If you’re going to break things apart, do it with care:

### Start with clear boundaries

Don’t split by model. Split by domain. Think in [vertical slices][]: product
search, billing, and notifications, not horizontal layers. Use the language of
DDD if you must. Avoid building “microservices” that are “tiny Rails apps
talking to the same Postgres.”

### Treat your monolith as the first service

Don’t kill the monolith. Refactor it into a platform. Let it expose clear
interfaces. Avoid creating the dreaded *distributed monolith*. You don’t want
services coupled with implicit contracts and lousy documentation.

### You’ll need infrastructure maturity

Docker, CI/CD, service discovery, logging, tracing, API management. These aren’t
nice-to-haves anymore.

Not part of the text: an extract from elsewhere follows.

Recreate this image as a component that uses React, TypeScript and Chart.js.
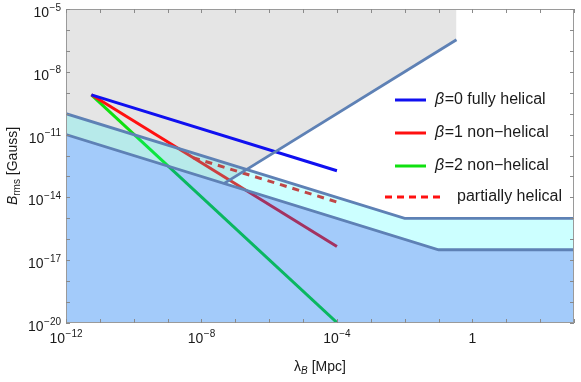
import React, { useEffect, useRef } from "react";
import { Chart, registerables } from "chart.js";

Chart.register(...registerables);

const W = 581;
const H = 382;
const FONT = "'Liberation Sans', Arial, Helvetica, sans-serif";

// ---- data (λ_B in Mpc, B_rms in Gauss) ----
const BETA_LAMBDA = [5.62e-12, 1e-4];
const BETA0_B = [7.94e-10, 1.88e-13];
const BETA1_B = [7.94e-10, 4.47e-17];
const BETA2_B = [7.94e-10, 1.05e-20];
const PARTIAL_LAMBDA = [5.62e-9, 1e-4];
const PARTIAL_B = [7.94e-13, 6.03e-15];

const UPPER_LAMBDA = [1e-12, 1e-2, 1e3];
const UPPER_B = [1e-10, 1e-15, 1e-15];
const LOWER_LAMBDA = [1e-12, 1e-1, 1e3];
const LOWER_B = [1e-11, 3.16e-17, 3.16e-17];
const RISING_LAMBDA = [4.68e-8, 0.339];
const RISING_B = [4.68e-14, 3.39e-7];
const EXCLUDED_LAMBDA = [1e-12, 4.68e-8, 0.339];
const EXCLUDED_B = [1e-11, 4.68e-14, 3.39e-7];

// ---- axes ----
const X_MIN = 1e-12;
const X_MAX = 1e3;
const Y_MIN = 1e-20;
const Y_MAX = 1e-5;
const X_TICKS = [1e-12, 1e-11, 1e-10, 1e-9, 1e-8, 1e-7, 1e-6, 1e-5, 1e-4, 1e-3, 1e-2, 1e-1, 1, 1e1, 1e2, 1e3];
const Y_TICKS = [1e-20, 1e-19, 1e-18, 1e-17, 1e-16, 1e-15, 1e-14, 1e-13, 1e-12, 1e-11, 1e-10, 1e-9, 1e-8, 1e-7, 1e-6, 1e-5];
const X_LABEL_VALUES = [1e-12, 1e-8, 1e-4, 1];
const X_LABEL_BASES = ["10", "10", "10", "1"];
const X_LABEL_EXPS = ["\u221212", "\u22128", "\u22124", ""];
const Y_LABEL_VALUES = [1e-5, 1e-8, 1e-11, 1e-14, 1e-17, 1e-20];
const Y_LABEL_EXPS = ["\u22125", "\u22128", "\u221211", "\u221214", "\u221217", "\u221220"];

const LEGEND_LABELS = ["=0 fully helical", "=1 non\u2212helical", "=2 non\u2212helical", "partially helical"];
const LEGEND_BETA = [true, true, true, false];
const LEGEND_COLORS = ["#1010f0", "#ff1010", "#10e010", "#ff1010"];

const pts = (xs: number[], ys: number[]) => xs.map((x, i) => ({ x, y: ys[i] }));

const EDGE = "#5e81b5";
const NONE = "rgba(0,0,0,0)";

function drawPow(ctx: CanvasRenderingContext2D, base: string, exp: string, anchorX: number, baseline: number, align: "center" | "right") {
  ctx.font = `14px ${FONT}`;
  const wb = ctx.measureText(base).width;
  ctx.font = `10px ${FONT}`;
  const we = exp ? ctx.measureText(exp).width + 0.5 : 0;
  const total = wb + we;
  const x0 = align === "center" ? anchorX - total / 2 : anchorX - total;
  ctx.textAlign = "left";
  ctx.textBaseline = "alphabetic";
  ctx.font = `14px ${FONT}`;
  ctx.fillText(base, x0, baseline);
  if (exp) {
    ctx.font = `10px ${FONT}`;
    ctx.fillText(exp, x0 + wb + 0.5, baseline - 6.5);
  }
}

const overlay = {
  id: "overlay",
  afterDraw(chart: any) {
    const { ctx, chartArea: a, scales } = chart;
    const xs = scales.x;
    const ys = scales.y;
    ctx.save();
    // frame
    ctx.strokeStyle = "#9a9a9a";
    ctx.lineWidth = 1;
    ctx.strokeRect(a.left + 0.5, a.top + 0.5, a.right - a.left - 1, a.bottom - a.top - 1);
    // ticks
    ctx.strokeStyle = "#8a8a8a";
    ctx.beginPath();
    X_TICKS.forEach((v) => {
      const px = Math.round(xs.getPixelForValue(v)) + 0.5;
      ctx.moveTo(px, a.bottom);
      ctx.lineTo(px, a.bottom - 4);
      ctx.moveTo(px, a.top);
      ctx.lineTo(px, a.top + 4);
    });
    Y_TICKS.forEach((v) => {
      const py = Math.round(ys.getPixelForValue(v)) + 0.5;
      ctx.moveTo(a.left, py);
      ctx.lineTo(a.left + 4, py);
      ctx.moveTo(a.right, py);
      ctx.lineTo(a.right - 4, py);
    });
    ctx.stroke();

    // tick labels
    ctx.fillStyle = "#1a1a1a";
    X_LABEL_VALUES.forEach((v, i) => {
      drawPow(ctx, X_LABEL_BASES[i], X_LABEL_EXPS[i], xs.getPixelForValue(v), 343, "center");
    });
    Y_LABEL_VALUES.forEach((v, i) => {
      drawPow(ctx, "10", Y_LABEL_EXPS[i], 61, ys.getPixelForValue(v) + 8, "right");
    });

    // x title
    {
      ctx.textBaseline = "alphabetic";
      ctx.textAlign = "left";
      const f1 = `14px ${FONT}`;
      const f2 = `italic 10px ${FONT}`;
      ctx.font = f1;
      const w1 = ctx.measureText("\u03bb").width;
      const w3 = ctx.measureText(" [Mpc]").width;
      ctx.font = f2;
      const w2 = ctx.measureText("B").width;
      const total = w1 + w2 + w3;
      let x0 = (a.left + a.right) / 2 - total / 2;
      const bl = 371;
      ctx.font = f1;
      ctx.fillText("\u03bb", x0, bl);
      x0 += w1;
      ctx.font = f2;
      ctx.fillText("B", x0, bl + 3);
      x0 += w2;
      ctx.font = f1;
      ctx.fillText(" [Mpc]", x0, bl);
    }
    // y title
    {
      ctx.save();
      ctx.translate(17, (a.top + a.bottom) / 2);
      ctx.rotate(-Math.PI / 2);
      ctx.textBaseline = "alphabetic";
      ctx.textAlign = "left";
      const f1 = `italic 14px ${FONT}`;
      const f2 = `10px ${FONT}`;
      const f3 = `14px ${FONT}`;
      ctx.font = f1;
      const w1 = ctx.measureText("B").width;
      ctx.font = f2;
      const w2 = ctx.measureText("rms").width;
      ctx.font = f3;
      const w3 = ctx.measureText(" [Gauss]").width;
      let x0 = -(w1 + w2 + w3) / 2;
      ctx.font = f1;
      ctx.fillText("B", x0, 0);
      x0 += w1;
      ctx.font = f2;
      ctx.fillText("rms", x0, 3);
      x0 += w2;
      ctx.font = f3;
      ctx.fillText(" [Gauss]", x0, 0);
      ctx.restore();
    }

    // legend
    const rows = [100, 133, 166, 197];
    const swX0 = [395, 395, 395, 385];
    const swX1 = [426, 426, 426, 442];
    const txtX = [435, 435, 435, 457];
    rows.forEach((ry, i) => {
      ctx.strokeStyle = LEGEND_COLORS[i];
      ctx.lineWidth = 3;
      ctx.setLineDash(i === 3 ? [7, 5] : []);
      ctx.beginPath();
      ctx.moveTo(swX0[i], ry);
      ctx.lineTo(swX1[i], ry);
      ctx.stroke();
      ctx.setLineDash([]);
      ctx.fillStyle = "#1a1a1a";
      ctx.textBaseline = "middle";
      ctx.textAlign = "left";
      let tx = txtX[i];
      if (LEGEND_BETA[i]) {
        ctx.font = `italic 16px ${FONT}`;
        ctx.fillText("\u03b2", tx, ry);
        tx += ctx.measureText("\u03b2").width + 0.5;
      }
      ctx.font = `16px ${FONT}`;
      ctx.fillText(LEGEND_LABELS[i], tx, ry);
    });
    ctx.restore();
  },
};

export default function App() {
  const ref = useRef<HTMLCanvasElement>(null);
  useEffect(() => {
    const canvas = ref.current;
    if (!canvas) return;
    const line = (xs: number[], ys: number[], color: string, order: number, extra: any = {}) => ({
      data: pts(xs, ys),
      borderColor: color,
      borderWidth: 3,
      pointRadius: 0,
      fill: false,
      order,
      ...extra,
    });
    const chart = new Chart(canvas, {
      type: "line",
      data: {
        datasets: [
          // 0: excluded (grey) region
          { data: pts(EXCLUDED_LAMBDA, EXCLUDED_B), borderColor: NONE, borderWidth: 0, pointRadius: 0, fill: "end", backgroundColor: "#e5e5e5", order: 10 },
          // 1-4 spectra
          line(BETA_LAMBDA, BETA0_B, "#1010f0", 5),
          line(BETA_LAMBDA, BETA1_B, "#ff1010", 5),
          line(BETA_LAMBDA, BETA2_B, "#10e010", 5),
          line(PARTIAL_LAMBDA, PARTIAL_B, "#f01818", 5, { borderDash: [7, 6] }),
          // 5: cyan band between upper and lower
          { data: pts(UPPER_LAMBDA, UPPER_B), borderColor: NONE, borderWidth: 0, pointRadius: 0, fill: 6, backgroundColor: "rgba(0,255,255,0.2)", order: 3 },
          // 6: blue region below lower
          { data: pts(LOWER_LAMBDA, LOWER_B), borderColor: NONE, borderWidth: 0, pointRadius: 0, fill: "start", backgroundColor: "rgba(0,110,241,0.36)", order: 3 },
          // 7-9 edges
          line(UPPER_LAMBDA, UPPER_B, EDGE, 1, { borderWidth: 2.8 }),
          line(LOWER_LAMBDA, LOWER_B, EDGE, 1, { borderWidth: 2.8 }),
          line(RISING_LAMBDA, RISING_B, EDGE, 1, { borderWidth: 2.8 }),
        ],
      },
      options: {
        animation: false,
        responsive: false,
        devicePixelRatio: 1,
        events: [],
        layout: { padding: { left: 66, right: 7, top: 9, bottom: 59 } },
        elements: { line: { tension: 0, borderCapStyle: "butt" } },
        plugins: { legend: { display: false }, tooltip: { enabled: false } },
        scales: {
          x: { type: "logarithmic", min: X_MIN, max: X_MAX, display: false },
          y: { type: "logarithmic", min: Y_MIN, max: Y_MAX, display: false },
        },
      },
      plugins: [overlay],
    } as any);
    return () => chart.destroy();
  }, []);
  return (
    <div style={{ position: "fixed", left: 0, top: 0, width: W, height: H, background: "#fff" }}>
      <canvas ref={ref} width={W} height={H} style={{ width: W, height: H, display: "block" }} />
    </div>
  );
}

If you don’t already have a DevOps culture (or team),
you’re about to grow one, whether you like it or not.

## So What’s the Alternative?

Before you jump to microservices, consider the following:

-   **Modular monoliths:** Break your app into engines or namespaces. Enforce
    boundaries in code, not on the network. It sets the stage for approaches
    like [the citadel model][]. As complexity grows, a “majestic monolith”
    develops to have more defined internal walls.

-   **Service objects and interactor patterns:** You can isolate
    responsibilities without reaching for a queuing solution.

-   **Extract read-heavy endpoints first:** A read-only API service (for
    reporting or public data) is a safe, low-risk place to practice.

## Final Thought

Monoliths aren’t only for MVPs. They’re for products that value maintainability,
quick iteration, and developer happiness. That’s where Rails came from. Of
course, a sprawling monolith can slow you down as much as it once helped you
move fast. For example, if it slips into “ball of mud” territory. But the
solution isn’t always to reach for microservices. Rails gives you the tools to
keep things clean and cohesive. Please don’t throw away your most significant
advantage by chasing architecture.

But if you’re going down this road. Do it with eyes wide open and build escape
hatches. You might want to come back.